Comme le raconte aussi la Sainte Écriture, le peuple élu connait la prospérité ou le malheur selon sa fidélité à l’égard de Dieu et de ses commandements. La victoire et le salut inespéré du roi d’Ézéchias contre les redoutables Assyriens ou la chute finale des rois impies de Juda manifestent la justice divine. L’obéissance à sa parole et la confiance en sa puissance quand tout semble perdu, quand la situation paraît désespérée apportent l’aide divine et la délivrance alors que le doute ou l’appui aux seules forces humaines sont sévèrement punis par la défaite et les larmes. L’infidélité ou l’abandon du véritable culte au profit des divinités étrangères causent la destruction du premier Temple de Jérusalem et le long et terrible exil d’un peuple déchu. Son bonheur comme son malheur dépendent ainsi de son attitude à l’égard de Dieu comme en témoigne la Sainte Écriture.

Ce qui est valable pour le peuple de Dieu l’est aussi pour les individus. La faute de David, les faiblesses de Salomon, l’idolâtrie d’Achab ou les crimes de son épouse Jézabel conduisent Dieu à les punir sévèrement selon la gravité de leurs péchés. Pour désigner la justice divine à l’encontre de leurs comportements, les auteurs sacrés emploient le terme de colère, non pour nous faire croire que Dieu puisse éprouver sentiment ou émotivité mais c’est une manière d’exprimer les effets de sa justice ici-bas.

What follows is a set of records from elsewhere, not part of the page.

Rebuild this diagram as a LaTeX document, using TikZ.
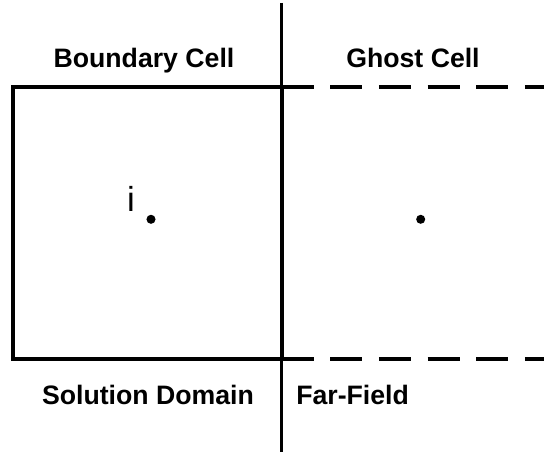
\documentclass[tikz,border=0pt]{standalone}
\usepackage{fontspec}
\setmainfont{Liberation Sans}
\usetikzlibrary{positioning}

\begin{document}
\begin{tikzpicture}[
  x=0.75pt,y=-0.75pt,
  every node/.style={font=\fontsize{20}{22}\selectfont\bfseries,inner sep=0pt},
  wall/.style={line width=3pt},
  ghost/.style={line width=3pt,dash pattern=on 24pt off 12.5pt},
  divider/.style={line width=2.2pt},
  dot/.style={circle,fill,inner sep=0pt,minimum size=6.8pt}
]
\useasboundingbox (0,0) rectangle (544,452);
% cell corners and the interface line
\coordinate (nw) at (13,87);
\coordinate (ne) at (281.5,87);
\coordinate (sw) at (13,359.5);
\coordinate (se) at (281.5,359.5);
\coordinate (top) at (281.5,3);
\coordinate (bot) at (281.5,452);
\coordinate (ghostne) at (544,87);
\coordinate (ghostse) at (544,359.5);
\draw[divider] (top)--(bot);
\draw[wall] (nw) rectangle (se);
\draw[ghost] (ne)--(ghostne);
\draw[ghost] (se)--(ghostse);
% cell centres
\node[dot] (ci) at (151,219.3) {};
\node[dot] (cg) at (420.7,219.3) {};
\node[font=\fontsize{26}{28}\selectfont,anchor=base] (ilab) at (131,212) {i};
% labels
\node[anchor=base] (bcell) at (144,68) {Boundary Cell};
\node[anchor=base] (gcell) at (413,68) {Ghost Cell};
\node[anchor=base] (sdom) at (148,405) {Solution Domain};
\node[anchor=base west] (ffield) at (296,405) {Far-Field};
\end{tikzpicture}
\end{document}
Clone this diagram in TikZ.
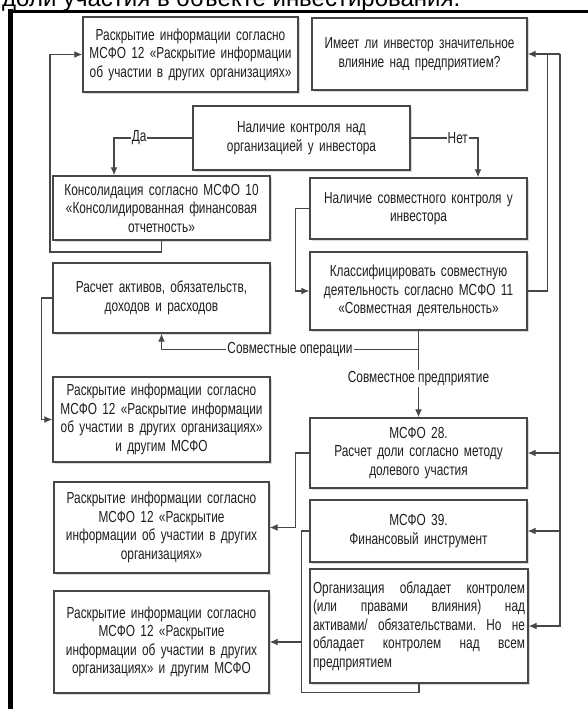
\documentclass[tikz,border=0pt]{standalone}
\usepackage{fontspec}
\setmainfont{Liberation Sans}[FakeStretch=0.74]
\newfontfamily\titlefont{Liberation Sans}
\usetikzlibrary{arrows.meta,shadows}
\definecolor{rama}{HTML}{474747}
\def\stroka#1{\leavevmode\hbox to 212pt{\spaceskip=3.5pt plus 1fil\xspaceskip=3.5pt plus 1fil\relax #1}}
\tikzset{
	blok/.style={draw=rama, line width=1.4pt, fill=white, align=center, inner xsep=3pt, inner ysep=2pt,
		font=\fontsize{16}{18.5}\selectfont, text=black!88,
		drop shadow={shadow xshift=1.5pt, shadow yshift=-1.5pt, fill=black!15, opacity=1}},
	svyaz/.style={draw=rama, line width=1.3pt},
	strel/.style={svyaz, -{Latex[length=8pt,width=7pt]}},
	metka/.style={fill=white, inner sep=1pt, font=\fontsize{16}{18}\selectfont, text=black!88}
}

\begin{document}
\begin{tikzpicture}[x=1pt, y=-1pt]
		%%%%% START %%%%%
		\useasboundingbox (0,0) rectangle (588,709);
		
		\node[anchor=base west, inner sep=0, font=\titlefont\fontsize{24}{24}\selectfont] (zagolovok) at (2,7) {доли участия в объекте инвестирования.};
		\draw[line width=3.5pt] (8,11.5) -- (600,11.5);
		\draw[line width=5pt] (10.5,9.5) -- (10.5,720);
		
		\node[blok, minimum width=215pt, minimum height=75pt, text width=209pt] (raskr1) at (190.5,54.5) {Раскрытие информации согласно\\МСФО 12 «Раскрытие информации\\об участии в других организациях»};
		\node[blok, minimum width=215pt, minimum height=72pt, text width=209pt] (vliyanie) at (419.5,54) {Имеет ли инвестор значительное\\влияние над предприятием?};
		
		\node[blok, minimum width=217pt, minimum height=64pt, text width=211pt] (kontrol) at (301.5,138) {Наличие контроля над\\организацией у инвестора};
		
		\node[blok, minimum width=217pt, minimum height=64pt, text width=211pt] (konsol) at (161.5,208) {Консолидация согласно МСФО 10\\«Консолидированная финансовая\\отчетность»};
		\node[blok, minimum width=217pt, minimum height=61pt, text width=211pt] (sovm) at (418.5,208.5) {Наличие совместного контроля у\\инвестора};
		
		\node[blok, minimum width=217pt, minimum height=78pt, text width=211pt] (klass) at (418.5,291) {Классифицировать совместную\\деятельность согласно МСФО 11\\«Совместная деятельность»};
		\node[blok, minimum width=217pt, minimum height=70pt, text width=211pt] (raschet) at (161.5,298) {Расчет активов, обязательств,\\доходов и расходов};
		
		\node[blok, minimum width=217pt, minimum height=85pt, text width=211pt] (raskr2) at (161.5,419.5) {Раскрытие информации согласно\\МСФО 12 «Раскрытие информации\\об участии в других организациях»\\и другим МСФО};
		\node[blok, minimum width=217pt, minimum height=70pt, text width=211pt] (dolya) at (418.5,453) {МСФО 28.\\Расчет доли согласно методу\\долевого участия};
		
		\node[blok, minimum width=215pt, minimum height=91pt, text width=209pt] (raskr3) at (161.5,527.5) {Раскрытие информации согласно\\МСФО 12 «Раскрытие\\информации об участии в других\\организациях»};
		\node[blok, minimum width=217pt, minimum height=62pt, text width=211pt] (fin) at (418.5,531) {МСФО 39.\\Финансовый инструмент};
		
		\node[blok, minimum width=218pt, minimum height=114pt, text width=212pt, inner xsep=3pt, align=left] (org) at (419,626) {\stroka{Организация обладает контролем}\\\stroka{(или правами влияния) над}\\\stroka{активами/ обязательствами. Но не}\\\stroka{обладает контролем над всем}\\предприятием};
		\node[blok, minimum width=215pt, minimum height=102pt, text width=209pt] (raskr4) at (161.5,642) {Раскрытие информации согласно\\МСФО 12 «Раскрытие\\информации об участии в других\\организациях» и другим МСФО};
		
		% svyazi
		\coordinate (levo) at (50,252);
		\draw[strel] (konsol.south) |- (levo) |- (raskr1.west);
		
		\draw[strel] (kontrol.west) -| node[metka, pos=0.34] {Да} ([xshift=-47.5pt]konsol.north);
		\draw[strel] (kontrol.east) -| node[metka, pos=0.35] {Нет} ([xshift=59.5pt]sovm.north);
		
		\draw[strel] (sovm.west) -- ++(-14,0) |- (klass.west);
		
		\draw[strel] (klass.south) -- ++(0,19) -| node[metka, pos=0.25] {Совместные операции} (raschet.south);
		\draw[strel] (klass.south) -- node[metka, pos=0.55] {Совместное предприятие} (dolya.north);
		
		\draw[strel] (raschet.west) -- ++(-11,0) |- (raskr2.west);
		
		\coordinate (shina) at (560,54);
		\draw[strel] (shina) -- (vliyanie.east);
		\draw[strel] (shina) |- (dolya.east);
		\draw[strel] (shina) |- (fin.east);
		\draw[strel] (shina) |- (org.east);
		\draw[svyaz] (klass.east) -| ([xshift=20pt]vliyanie.east);
		
		\draw[strel] (dolya.west) -- ++(-14,0) |- (raskr3.east);
		\draw[svyaz] (fin.west) -- ++(-8,0) |- ([yshift=-9pt]org.south) -- (org.south);
		\draw[strel] (fin.west) ++(-8,0) |- (raskr4.east);
		
		%%%%% END %%%%%
\end{tikzpicture}
\end{document}
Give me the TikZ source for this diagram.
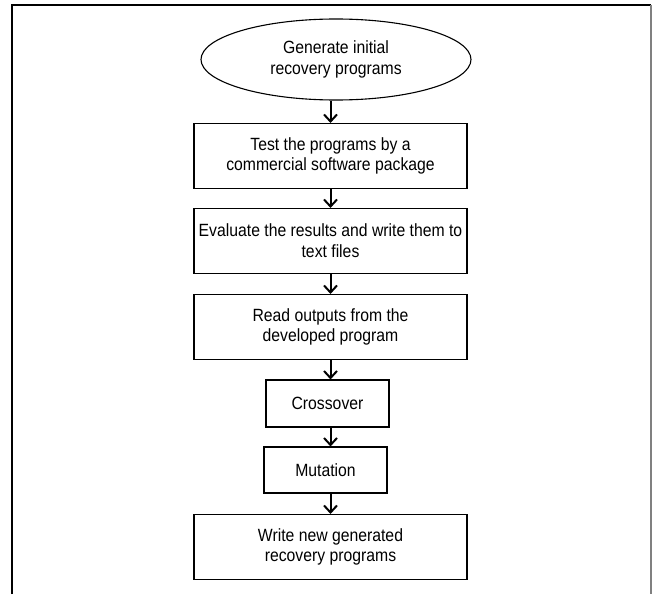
\documentclass[tikz,border=0pt]{standalone}
\usepackage{fontspec}
\setmainfont{Liberation Sans}[FakeStretch=0.89]
\usetikzlibrary{arrows.meta,shapes.geometric}

\tikzset{
	stepbox/.style={draw, line width=1.1pt, minimum width=273pt, minimum height=65pt,
		inner sep=0pt, align=center, font=\fontsize{17.7}{20.7}\selectfont},
	smallbox/.style={stepbox, minimum width=123pt, minimum height=46pt},
	startoval/.style={draw, ellipse, line width=1.1pt, minimum width=270pt, minimum height=81pt,
		inner sep=0pt, align=center, font=\fontsize{17.7}{20.7}\selectfont},
	flow/.style={line width=2pt, -{Straight Barb[length=7pt,width=13pt]}}
}

\begin{document}
\begin{tikzpicture}[x=1pt,y=1pt]
			\useasboundingbox (0,0) rectangle (652,-594);
			% frame, open at the bottom
			\draw[line width=1.4pt](12,-594) -- (12,-5) -- (651,-5);
			\draw[line width=1.2pt, color=gray](651,-5) -- (651,-594);
			% steps
			\node[startoval] (gen) at (336,-59.5) {Generate initial\\recovery programs};
			\node[stepbox] (test) at (330.5,-156) {Test the programs by a\\commercial software package};
			\node[stepbox] (eval) at (330.5,-241) {Evaluate the results and write them to\\text files};
			\node[stepbox] (read) at (330.5,-327) {Read outputs from the\\developed program};
			\node[smallbox, minimum height=47pt] (cross) at (327.5,-403.5) {Crossover};
			\node[smallbox] (mut) at (325.5,-470) {Mutation};
			\node[stepbox] (write) at (330.5,-547) {Write new generated\\recovery programs};
			% connectors
			\draw[flow](gen.south -| test.north) -- (test.north);
			\draw[flow](test) -- (eval);
			\draw[flow](eval) -- (read);
			\draw[flow](read.south) -- (read.south |- cross.north);
			\draw[flow](read.south |- cross.south) -- (read.south |- mut.north);
			\draw[flow](read.south |- mut.south) -- (write.north);
		\end{tikzpicture}
\end{document}
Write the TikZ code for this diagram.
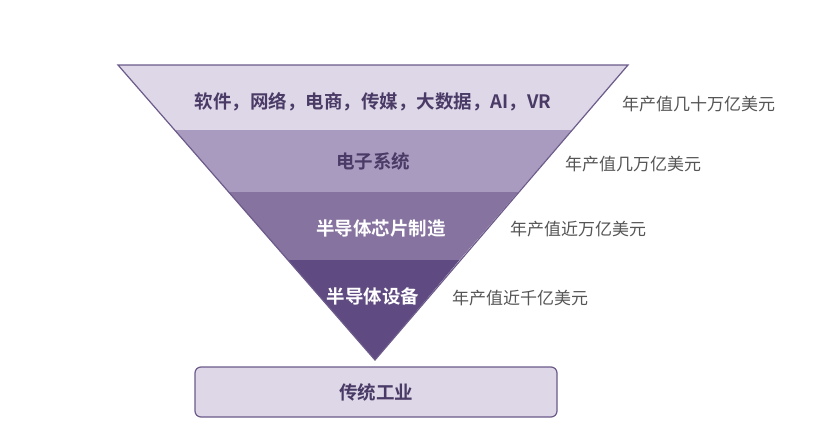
\documentclass[tikz,border=0pt]{standalone}
\usepackage{fontspec}
\setmainfont{Noto Sans CJK SC}
\newfontfamily\cjkb{Noto Sans CJK SC Bold}
\definecolor{bA}{HTML}{DDD7E7}
\definecolor{bB}{HTML}{A99BC0}
\definecolor{bC}{HTML}{86739F}
\definecolor{bD}{HTML}{5F4B81}
\definecolor{edge}{HTML}{6B5A8A}
\definecolor{dark}{HTML}{4A3A66}
\definecolor{lab}{HTML}{555555}
\begin{document}
\begin{tikzpicture}[x=1pt,y=-1pt,
  band/.style={draw=none},
  intext/.style={font=\cjkb\fontsize{18.5}{22}\selectfont},
  side/.style={font=\fontsize{17}{20}\selectfont,text=lab,anchor=west,inner sep=0pt}]
\useasboundingbox (0,0) rectangle (816,442);
\fill[bA] (118,65) -- (628,65) -- (571.8,130) -- (174.6,130) -- cycle;
\fill[bB] (174.6,130) -- (571.8,130) -- (518.3,192) -- (228.6,192) -- cycle;
\fill[bC] (228.6,192) -- (518.3,192) -- (459.5,260) -- (287.9,260) -- cycle;
\fill[bD] (287.9,260) -- (459.5,260) -- (375,360) -- cycle;
\draw[edge,line width=1.2pt,line join=miter] (118,65) -- (628,65) -- (375,360) -- cycle;
\node[intext,text=dark] (t1) at (373,102) {软件，网络，电商，传媒，大数据，AI，VR};
\node[intext,text=dark] (t2) at (373,161) {电子系统};
\node[intext,text=white] (t3) at (381,229) {半导体芯片制造};
\node[intext,text=white] (t4) at (373,296) {半导体设备};
\node[draw=edge,line width=1.2pt,fill=bA,rounded corners=6pt,minimum width=362pt,minimum height=50pt,intext,text=dark] (base) at (376,392) {传统工业};
\node[side] (s1) at (622,104) {年产值几十万亿美元};
\node[side] (s2) at (565,164) {年产值几万亿美元};
\node[side] (s3) at (510,229) {年产值近万亿美元};
\node[side] (s4) at (452,298) {年产值近千亿美元};
\end{tikzpicture}
\end{document}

Cependant, notons que les maux subis par l’homme sont les conséquences et les peines de ses péchés. Y aurait-il en effet autant de misère et de pauvreté si l’homme n’était pas aussi cupide ? Les catastrophes écologiques ne viendraient-elles pas de nos envies et de nos vanités ? Plus l’homme s’éloigne de Dieu, plus il court à sa perte. Et la plus grande misère est justement le silence de Dieu. Abandonné à lui-même, l’homme ne peut que souffrir…

Des peines sans surprise

Avant de châtier les coupables, Dieu les prévient clairement, en particulier au travers de ses prophètes qui leur annoncent les maux qui s’abattront sur eux à cause de leurs fautes ou de leurs crimes. Ils n’ignorent donc pas la cause de leurs malheurs. De même, les bienfaits qu’Il accorde relèvent clairement de Dieu comme récompense de vertus, de fidélité et d’obéissance. Tout n’arrive pas sans que nous puissions ignorer la main de Dieu…

Comme le révèle la Sainte Écriture, Dieu tient donc avec rigueur et constance ses engagements et ses promesses. Il encourage, récompense et épargne les hommes justes mais punit les peuples, les individus lorsqu’ils violent ses droits et ses commandements. La justice divine témoigne donc la fidélité de Dieu

La justice est l’un des caractères de Dieu. Connaissant toute chose, sachant même lire nos pensées et notre cœur, Il n’ignore pas nos intentions ni nos actions bonnes et mauvaises. D’une puissance infinie, Il accomplit parfaitement ce qu’Il veut, rien ne pouvant faire obstacle à ses desseins. Dieu est ainsi le Juste par excellence. Dans l’absolu, Il est le seul Juste…

La miséricorde divine

Cependant, Dieu n’est pas sourd au pardon et aux véritables repentances. Il pardonne ceux qui pleurent leur péché comme David au lendemain de son crime ou le peuple de Ninive après l’appel du prophète Jonas. Dieu est aussi Miséricordieux. La piété du roi Josias et ses œuvres réparent les impiétés de Manassé et sa folie. La justice divine n’est pas froide comme une sentence d’un tribunal d’hommes et de femmes qui tentent d’appliquer des lois selon des témoignages parfois peu sûrs et des jugements faillibles. Et avant que sa justice ne s’applique, Dieu avertit les coupables des événements qui vont le châtier et cherche à les ramener sur le bon chemin avant que cela ne soit trop tard. « Le Seigneur Dieu de leurs pères s’adressèrent à eux par l’entremise de ses envoyés, se levant durant la nuit et les avertissait chaque jour, parce qu’il ménageait son peuple et sa demeure. Mais eux se moquaient des envoyés de Dieu, faisant peu de cas de ses paroles et raillaient les prophéties, jusqu’à la fureur du Seigneur montât contre son peuple, et qu’il n’y eût aucun remède. » (II, Paralipomènes, XXXVI, 15-16).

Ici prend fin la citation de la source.